Omit() function is not working

Hi
I have used na.omit() to remove missing values from a csv file but it is not working.
Can anyone suggest me?

Thanks

Hi @rock,

what did you try already ? Can build an example of what you want to achieve ? Some small data and desired output ?

What i could say without the info you gave

  • You can use readr :package: to import your csv as a tibble in R
  • You can manipulate you tibble using dplyr :package:. mutate(tab, newcol = col2 - col1) will add a newcol column to the tab data.frame

With this you should be able to achieve what you want

Or alternately try data.table and use fread() to load the data in R and then use
Df[,third_col:=first_col - sec_col]

1 Like

Hi

Thanks for the reply.Unfortunately the mutate() did not work.Please see the following.

setwd("C:/INFT6201")

moviedata = read.csv("moviedata.csv", header=TRUE, sep=",", dec = ".", na.strings ="?")

install.packages("dplyr")

library(dplyr)

mutate(moviedata, moviedata$profit = gross - budget)

Warning message:

In Ops.factor(gross, budget) : ‘-’ not meaningful for factors

Can you suggest me how to solve this situation?

Hi
How to omit missing values in a csv file?

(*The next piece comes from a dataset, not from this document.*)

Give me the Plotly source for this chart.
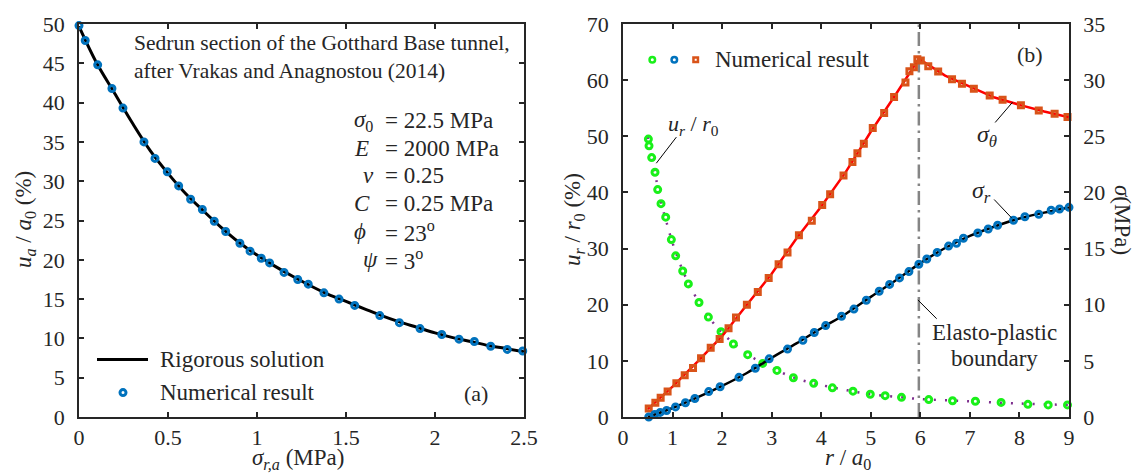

With dplyr you do not need $ notation. Use the column name directly
mutate(moviedata, profit = gross - budget)

Also, according to the warning you get, you should check the column type to insure that both gross and budget column are numeric.

If you can provide a small example of your dataset it would be easier to show you an example.

Thank you,
please see the following

x<-as.numeric(moviedata$gross)

y<-as.numeric(moviedata$budget)

mutate(moviedata, profit = x - y)

moviedata$sequelcat <- factor(moviedata$dummy_sequel, levels = c(0, 1),
                          labels = c("ORIGINAL", "SEQUEL"))

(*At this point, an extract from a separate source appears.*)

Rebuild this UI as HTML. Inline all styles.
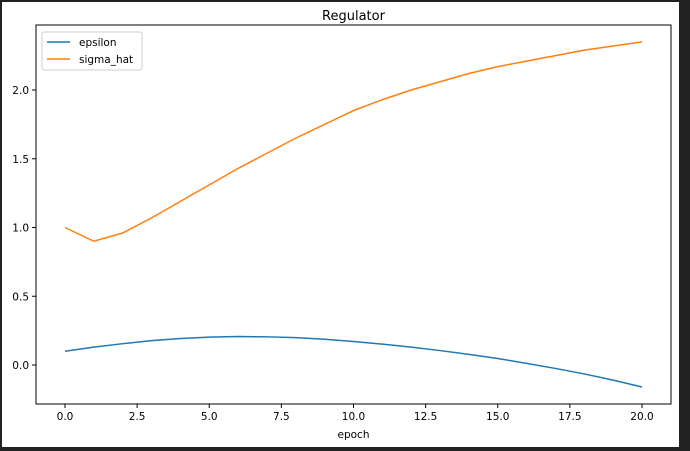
<!DOCTYPE html>
<html><head><style>
body{margin:0;background:#fff;}
svg{display:block;font-family:"DejaVu Sans","Liberation Sans",sans-serif;}
</style></head><body>
<svg id="s" width="690" height="451" xmlns="http://www.w3.org/2000/svg">
<rect x="0" y="0" width="690" height="451" fill="#222"/>
<rect x="2" y="2" width="677" height="445" fill="#fff"/>
<text x="353.5" y="20" font-size="13" text-anchor="middle">Regulator</text>
<rect x="36" y="25" width="635" height="379" fill="none" stroke="#000" stroke-width="1"/>
<g id="t" font-size="10.5" fill="#000"></g>
<text x="353.5" y="438" font-size="10.5" text-anchor="middle">epoch</text>
<polyline id="e" fill="none" stroke="#1f77b4" stroke-width="1.5"/>
<polyline id="g" fill="none" stroke="#ff7f0e" stroke-width="1.5"/>
<rect x="42" y="32" width="100" height="38" rx="2" fill="#fff" stroke="#ccc" stroke-width="1"/>
<line x1="47" y1="42" x2="70" y2="42" stroke="#1f77b4" stroke-width="1.5"/>
<line x1="47" y1="59" x2="70" y2="59" stroke="#ff7f0e" stroke-width="1.5"/>
<text x="79" y="46" font-size="10.5">epsilon</text>
<text x="79" y="63" font-size="10.5">sigma_hat</text>
</svg>
<script>
var X=function(v){return 65+v*28.85},Y=function(v){return 365-v*137.5};
var eps=[0.10,0.13,0.155,0.177,0.193,0.203,0.207,0.205,0.199,0.187,0.171,0.152,0.130,0.105,0.077,0.047,0.012,-0.025,-0.065,-0.11,-0.16];
var sig=[1.0,0.9,0.96,1.07,1.19,1.31,1.43,1.54,1.65,1.75,1.85,1.93,2.0,2.06,2.12,2.17,2.21,2.25,2.29,2.32,2.35];
document.getElementById('e').setAttribute('points',eps.map((v,i)=>X(i)+','+Y(v)).join(' '));
document.getElementById('g').setAttribute('points',sig.map((v,i)=>X(i)+','+Y(v)).join(' '));
var t='';
for(var i=0;i<=8;i++){var v=i*2.5,x=X(v);t+='<line x1="'+x+'" y1="404" x2="'+x+'" y2="408" stroke="#000"/><text x="'+x+'" y="420" text-anchor="middle">'+v.toFixed(1)+'</text>';}
for(var i=0;i<=4;i++){var v=i*0.5,y=Y(v);t+='<line x1="32" y1="'+y+'" x2="36" y2="'+y+'" stroke="#000"/><text x="29" y="'+(y+4)+'" text-anchor="end">'+v.toFixed(1)+'</text>';}
document.getElementById('t').innerHTML=t;
</script>
</body></html>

ggplot(moviedata, aes(x = sequelcat, y = profit,  fill = year)) + 
geom_violin() +                    # Make it a Violin Plot
theme_bw() +                       # Change Background Color
labs(title = "Weight of Cars by Origin") + # Add a Title     ylim(1500, 5200) +                 # Range for Y-Axis
xlab("Origin") +                   # Label for X-Axis     ylab("Weight (lbs)") +             # Label for Y-Axis
guides(fill=FALSE) +               # Remove the legend
 scale_fill_manual(values=c("#666666", "#999999", "#BBBBBB")) + # Change Fill Color
 geom_boxplot(width=0.2)            # Add a Box Plot on Top

Error: Discrete value supplied to continuous scale
Please can you point me how to post questions in the forum?

WIth ggplot2, this error message means that your geom (the function that creates a visualization from your data and statistical mappings) is expecting something that can fit on a continuous scale (think, integer or a real number), but is given a factor (think categorical variable).

It would be really helpful to sort this if we had a reprex.

Also, what might be quite helpful is to get a sense of the data you're dealing with. Could you supply the structure of your data with? You can do this with the str() function.